To his credit, Mr Tanner is following through with the same notion of using online forums to encourage participation and seek peoples’ views. Next week he is participating as a guest blogger at Open Forum as part of an interactive, online discussion forum on the topic of better regulation, including how to use technology to regulate better.
Tanner says he is “interested in hearing new ideas and innovations, including better use of information technology to enable continuous regulatory reform.”
There are plenty of politicians who think the idea of genuinely trying to engage the community through blogs and online forums is at best a gimmick and at worst a joke.
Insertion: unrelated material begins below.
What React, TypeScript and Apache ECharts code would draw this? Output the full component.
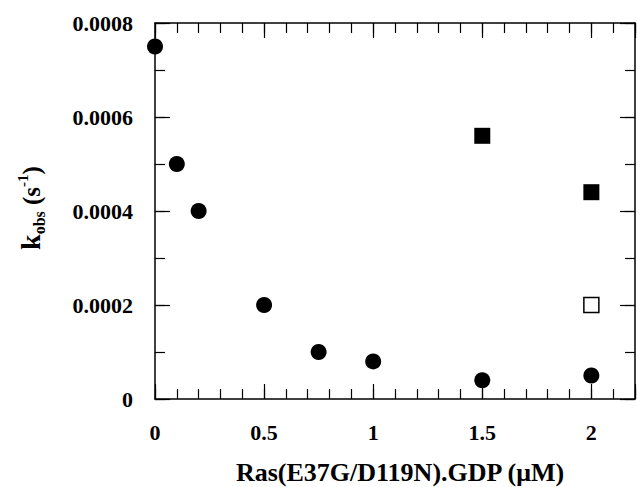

If you disagree and think politicians should be encouraged to try to use this type of medium more regularly and meaningfully, here’s your chance to do some encouraging.
The forum is open for input now and Lindsay Tanner will be responding to peoples’ submissions throughout next week. It might seem quite a dry topic for many people, but that is what a lot of politics is actually about – serious solid policy consideration. It’s just that most of that gets little attention in the media (or on a lot of political blogs). A dry, wonky topic might could help encourage serious contributions and input, rather than partisan rants and point-scoring which can blight the comments threads of some political blogs. Certainly the early public contributions that have already been put up at time of writing are quite solid and substantive.